EXTRACTED MATERIAL.
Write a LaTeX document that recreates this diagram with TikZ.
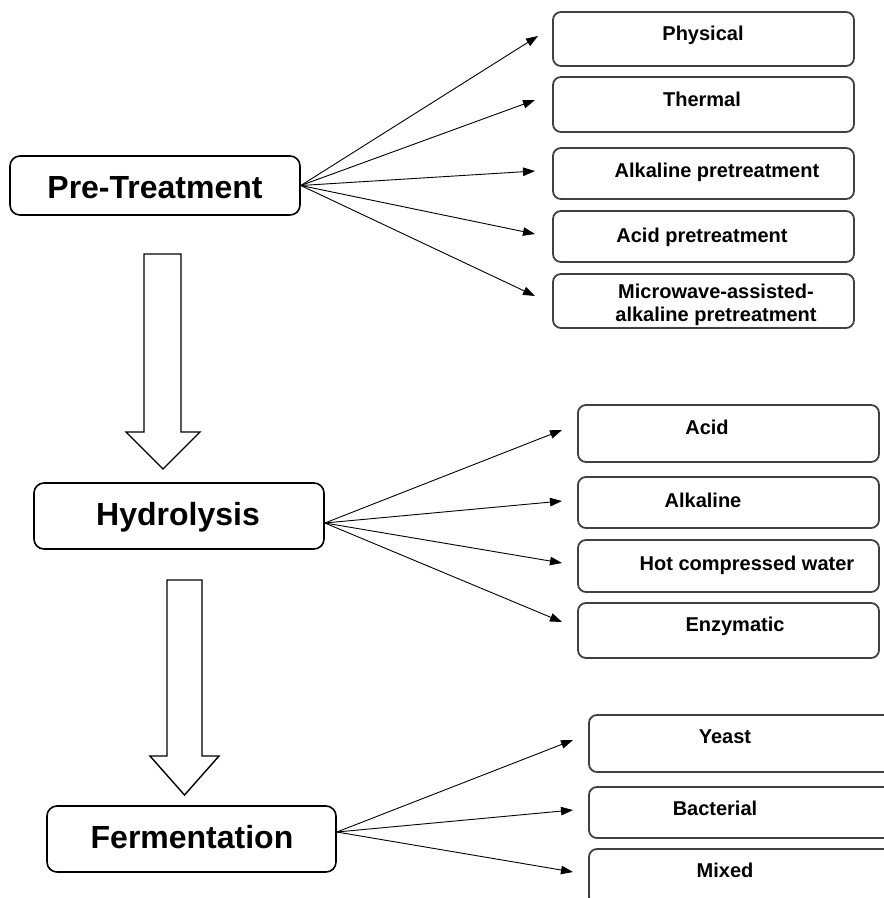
\documentclass[tikz,border=0pt]{standalone}
\usepackage{fontspec}
\setmainfont{Liberation Sans}
\usetikzlibrary{arrows.meta,calc}
\begin{document}
\begin{tikzpicture}[x=1pt,y=-1pt,
  mainbox/.style={draw=black, line width=1.6pt, rounded corners=10pt, fill=white, inner sep=0pt},
  subbox/.style={draw=black!75, line width=1.8pt, rounded corners=8pt, fill=white, inner sep=0pt},
  maintxt/.style={font=\bfseries\fontsize{32}{38}\selectfont, anchor=base, inner sep=0pt},
  subtxt/.style={font=\bfseries\fontsize{20}{23}\selectfont, anchor=base, inner sep=0pt},
  link/.style={line width=0.9pt, -{Triangle[length=12pt,width=8.5pt]}},
  blockarrow/.style={draw=black, line width=1.4pt, fill=white, line join=miter}
]
\useasboundingbox (0,0) rectangle (884,898);
\clip (0,0) rectangle (884,898);

% ---- main stages ----
\node[mainbox, minimum width=290pt, minimum height=59pt] (pre) at (155,185.5) {};
\node[maintxt] (preT) at (155,198) {Pre-Treatment};

\node[mainbox, minimum width=290pt, minimum height=66pt] (hyd) at (179,516) {};
\node[maintxt] (hydT) at (178,525) {Hydrolysis};

\node[mainbox, minimum width=289pt, minimum height=66pt] (fer) at (191.5,839) {};
\node[maintxt] (ferT) at (192,848) {Fermentation};

% ---- block arrows between stages ----
\draw[blockarrow] (144,254) -- (181,254) -- (181,432) -- (200,432) -- (163,469)
  -- (126,432) -- (144,432) -- cycle;
\draw[blockarrow] (167,580) -- (202,580) -- (202,756) -- (219,756) -- (184.5,795)
  -- (150,756) -- (167,756) -- cycle;

% ---- pre-treatment options ----
\node[subbox, minimum width=301pt, minimum height=54pt] (phys) at (703.5,39) {};
\node[subtxt] (physT) at (703,40) {Physical};
\node[subbox, minimum width=301pt, minimum height=55pt] (therm) at (703.5,104.5) {};
\node[subtxt] (thermT) at (702,106) {Thermal};
\node[subbox, minimum width=301pt, minimum height=51pt] (alk) at (703.5,173.5) {};
\node[subtxt] (alkT) at (717,177) {Alkaline pretreatment};
\node[subbox, minimum width=301pt, minimum height=51pt] (acid) at (703.5,236.5) {};
\node[subtxt] (acidT) at (702,242) {Acid pretreatment};
\node[subbox, minimum width=301pt, minimum height=54pt] (micro) at (703.5,301) {};
\node[subtxt] (microT1) at (716,298) {Microwave-assisted-};
\node[subtxt] (microT2) at (716,321) {alkaline pretreatment};

% ---- hydrolysis options ----
\node[subbox, minimum width=301pt, minimum height=57pt] (hacid) at (728.5,433.5) {};
\node[subtxt] (hacidT) at (707,434) {Acid};
\node[subbox, minimum width=301pt, minimum height=51pt] (halk) at (728.5,502.5) {};
\node[subtxt] (halkT) at (703,507) {Alkaline};
\node[subbox, minimum width=301pt, minimum height=52pt] (hot) at (728.5,566) {};
\node[subtxt] (hotT) at (747,570) {Hot compressed water};
\node[subbox, minimum width=301pt, minimum height=55pt] (enz) at (728.5,630.5) {};
\node[subtxt] (enzT) at (735,631) {Enzymatic};

% ---- fermentation options ----
\node[subbox, minimum width=330pt, minimum height=57pt] (yeast) at (754,743.5) {};
\node[subtxt] (yeastT) at (725,743) {Yeast};
\node[subbox, minimum width=330pt, minimum height=51pt] (bact) at (754,812.5) {};
\node[subtxt] (bactT) at (715,815) {Bacterial};
\node[subbox, minimum width=330pt, minimum height=56pt] (mixed) at (754,877) {};
\node[subtxt] (mixedT) at (725,877) {Mixed};

% ---- arrow ends ----
\coordinate (tPhys)  at (538,36);
\coordinate (tTherm) at (535,100);
\coordinate (tAlk)   at (535,171);
\coordinate (tAcid)  at (535,234);
\coordinate (tMicro) at (535,296);

\coordinate (hydOut) at ($(hyd.east)+(0,7)$);
\coordinate (tHAcid) at (562,430);
\coordinate (tHAlk)  at (562,501);
\coordinate (tHot)   at (562,563);
\coordinate (tEnz)   at (562,622);

\coordinate (ferOut) at ($(fer.east)+(0,-7)$);
\coordinate (tYeast) at (573,740);
\coordinate (tBact)  at (573,810);
\coordinate (tMixed) at (573,872);

% ---- connectors ----
\foreach \t in {tPhys,tTherm,tAlk,tAcid,tMicro}
  \draw[link] (pre.east) -- (\t);
\foreach \t in {tHAcid,tHAlk,tHot,tEnz}
  \draw[link] (hydOut) -- (\t);
\foreach \t in {tYeast,tBact,tMixed}
  \draw[link] (ferOut) -- (\t);
\end{tikzpicture}
\end{document}
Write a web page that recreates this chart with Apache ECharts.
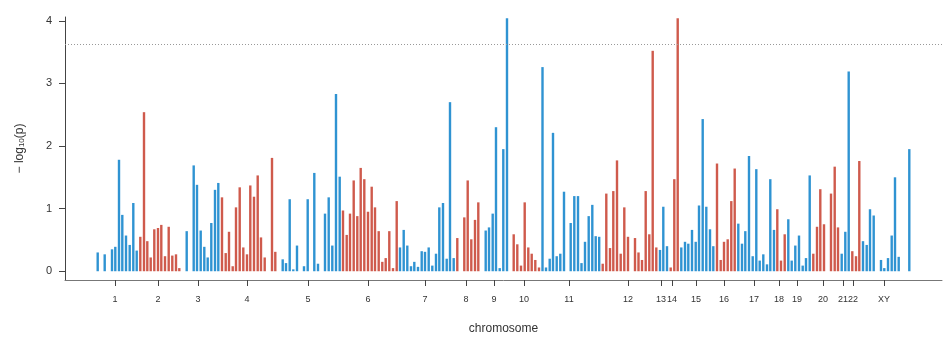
<!DOCTYPE html>
<html>
<head>
<meta charset="utf-8">
<script src="https://cdn.jsdelivr.net/npm/echarts@6/dist/echarts.min.js"></script>
<style>
  html, body { margin: 0; padding: 0; background: #fff; }
  #chart { width: 947px; height: 340px; }
</style>
</head>
<body>
<div id="chart"></div>
<script>
// chromosome tick labels and their positions on the cumulative genome axis
const chrLabels = ['1','2','3','4','5','6','7','8','9','10','11','12','13','14','15','16','17','18','19','20','21','22','XY'];
const chrTicks = [50, 93, 133, 182, 243, 303, 360, 401, 429, 459, 504, 563, 596, 607, 631, 659, 689, 714, 732, 758, 778, 788, 819];
// number of bars in each chromosome, in order
const chrCount = [10, 12, 9, 15, 14, 16, 16, 6, 7, 8, 16, 15, 3, 3, 10, 6, 11, 3, 7, 7, 3, 3, 11];

// cumulative position of each marker
const position = [
  32.7, 39.7, 47, 50.3, 54, 57.3, 61, 64.7, 68.3, 71.7,
  75.3, 79, 82.3, 85.7, 89.3, 93, 96.3, 100, 103.7, 107.3, 111, 114.3,
  121.7, 128.7, 132, 135.7, 139.3, 142.7, 146.3, 150, 153.3,
  157, 160.7, 164, 167.7, 171, 174.7, 178.3, 182, 185.3, 189, 192.7, 196, 199.7, 207, 210.3,
  217.7, 221, 224.7, 228.3, 232, 239, 242.7, 249.3, 253, 260, 263.7, 267.3, 271, 274.7,
  278, 281.7, 285, 288.7, 292.3, 295.7, 299.3, 303, 306.7, 310, 313.7, 317.3, 320.7, 324.3, 328, 331.7,
  335, 338.7, 342.3, 346, 349.3, 353, 356.7, 360, 363.7, 367.3, 371, 374.3, 378, 381.7, 385, 388.7,
  392.3, 399.3, 402.7, 406.3, 410, 413.3,
  420.7, 424, 427.7, 431, 434.7, 438.3, 442,
  448.7, 452.3, 456, 459.7, 463.3, 466.7, 470.3, 474,
  477.5, 481, 484.7, 488, 491.7, 495.3, 499, 505.7, 509.3, 513, 516.5, 520, 523.7, 527.3, 530.7, 534.2,
  537.7, 541.3, 545, 548.3, 552, 555.7, 559.3, 563, 570, 573.5, 577, 580.7, 584.3, 587.7, 591.3,
  595, 598.3, 602,
  605.7, 609.3, 612.7,
  616.3, 620, 623.3, 627, 630.7, 634, 637.7, 641.3, 645, 648.3,
  652, 655.7, 659, 662.7, 666.3, 669.7,
  673.3, 677, 680.3, 684, 687.7, 691.3, 694.7, 698.3, 702, 705.3, 709,
  712.3, 716, 719.7,
  723.3, 726.7, 730.3, 734, 737.7, 741, 744.7,
  748.3, 752, 755.3, 759, 766, 769.7, 773,
  776.7, 780.3, 783.7,
  787.3, 791, 794.3,
  798, 801.7, 805, 808.7, 816, 819.3, 823, 826.7, 830, 833.7, 844.3
];

// -log10(p) of each marker
const logP = [
  0.30, 0.27, 0.35, 0.39, 1.78, 0.90, 0.57, 0.42, 1.09, 0.33,
  0.55, 2.54, 0.48, 0.22, 0.67, 0.69, 0.74, 0.24, 0.71, 0.25, 0.27, 0.05,
  0.64, 1.69, 1.38, 0.65, 0.39, 0.22, 0.77, 1.30, 1.41,
  1.18, 0.29, 0.63, 0.08, 1.02, 1.34, 0.38, 0.27, 1.37, 1.19, 1.53, 0.54, 0.22, 1.81, 0.31,
  0.19, 0.13, 1.15, 0.03, 0.41, 0.08, 1.15, 1.57, 0.12, 0.92, 1.18, 0.41, 2.83, 1.51,
  0.97, 0.58, 0.92, 1.45, 0.88, 1.65, 1.47, 0.95, 1.35, 1.02, 0.64, 0.15, 0.21, 0.64, 0.05, 1.12,
  0.38, 0.66, 0.41, 0.08, 0.15, 0.07, 0.32, 0.31, 0.38, 0.09, 0.28, 1.02, 1.09, 0.20, 2.70, 0.21,
  0.53, 0.86, 1.45, 0.51, 0.82, 1.10,
  0.65, 0.70, 0.92, 2.30, 0.05, 1.95, 4.04,
  0.59, 0.43, 0.09, 1.10, 0.38, 0.28, 0.18, 0.06,
  3.26, 0.06, 0.20, 2.21, 0.24, 0.28, 1.27, 0.77, 1.20, 1.20, 0.13, 0.47, 0.88, 1.06, 0.56, 0.55,
  0.12, 1.24, 0.37, 1.28, 1.77, 0.28, 1.02, 0.55, 0.53, 0.30, 0.18, 1.28, 0.59, 3.52, 0.38,
  0.34, 1.03, 0.40,
  0.06, 1.47, 4.04,
  0.38, 0.47, 0.44, 0.66, 0.47, 1.05, 2.43, 1.03, 0.67, 0.40,
  1.72, 0.18, 0.47, 0.51, 1.12, 1.64,
  0.76, 0.44, 0.64, 1.84, 0.24, 1.63, 0.17, 0.27, 0.11, 1.47, 0.66,
  0.99, 0.17, 0.59,
  0.83, 0.17, 0.41, 0.57, 0.09, 0.21, 1.53,
  0.28, 0.71, 1.31, 0.75, 1.24, 1.67, 0.70,
  0.28, 0.63, 3.19,
  0.32, 0.24, 1.76,
  0.48, 0.42, 0.99, 0.89, 0.18, 0.05, 0.21, 0.57, 1.50, 0.23, 1.95
];

const threshold = 3.63;
const colors = ['#2f93d2', '#cf5a4c'];

// 每个点按染色体交替着色
let barData = [];
let k = 0;
chrCount.forEach((n, c) => {
  for (let i = 0; i < n; i++) {
    barData.push({
      value: [position[k], logP[k]],
      itemStyle: { color: colors[c % 2] }
    });
    k++;
  }
});

let chart = echarts.init(document.getElementById('chart'));
let option = {
  animation: false,
  textStyle: { fontFamily: 'Liberation Sans, Arial, sans-serif' },
  grid: { left: 65, right: 5, top: 17, bottom: 54 },
  xAxis: {
    type: 'value',
    min: 0,
    max: 877,
    name: 'chromosome',
    nameLocation: 'middle',
    nameGap: 43,
    nameTextStyle: { fontSize: 12, color: '#333' },
    splitLine: { show: false },
    axisLine: { show: true, onZero: false, lineStyle: { color: '#777', width: 1 } },
    axisTick: {
      show: true,
      length: 6,
      customValues: chrTicks,
      lineStyle: { color: '#444' }
    },
    axisLabel: {
      customValues: chrTicks,
      margin: 15,
      fontSize: 9,
      color: '#333',
      formatter: function (v) {
        let i = chrTicks.indexOf(v);
        return i >= 0 ? chrLabels[i] : '';
      }
    }
  },
  yAxis: {
    type: 'value',
    min: -0.14,
    max: 4.06,
    name: '− log{s|10}(p)',
    nameLocation: 'middle',
    nameGap: 39,
    nameTextStyle: {
      fontSize: 12,
      color: '#333',
      rich: { s: { fontSize: 8, color: '#333', padding: [5, 0, 0, 0] } }
    },
    splitLine: { show: false },
    axisLine: { show: true, onZero: false, lineStyle: { color: '#444', width: 1 } },
    axisTick: {
      show: true,
      length: 6,
      customValues: [0, 1, 2, 3, 4],
      lineStyle: { color: '#444' }
    },
    axisLabel: {
      customValues: [0, 1, 2, 3, 4],
      margin: 13,
      fontSize: 11,
      color: '#333'
    }
  },
  series: [
    {
      type: 'bar',
      data: barData,
      barWidth: 2.4,
      markLine: {
        silent: true,
        symbol: 'none',
        label: { show: false },
        lineStyle: { color: '#999', type: [1, 2], width: 1 },
        data: [{ yAxis: threshold }]
      }
    }
  ]
};
chart.setOption(option);
</script>
</body>
</html>
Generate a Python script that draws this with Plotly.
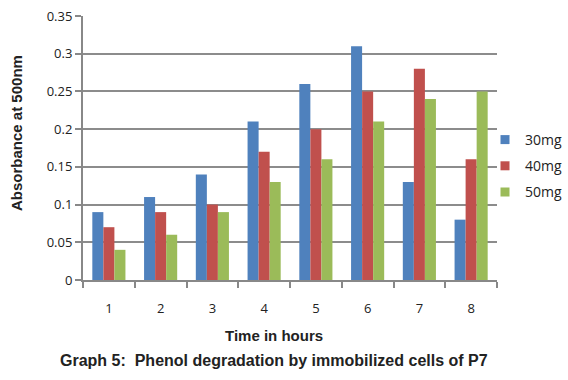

PROBLEM DESCRIPTION.
Find the string "this" in the entries above and return each line that holds it.

THE ANSWER.
Write a LaTeX document that recreates this diagram with TikZ.
Write a web page that recreates this chart with Apache ECharts.
Generate a Python script that draws this with Plotly.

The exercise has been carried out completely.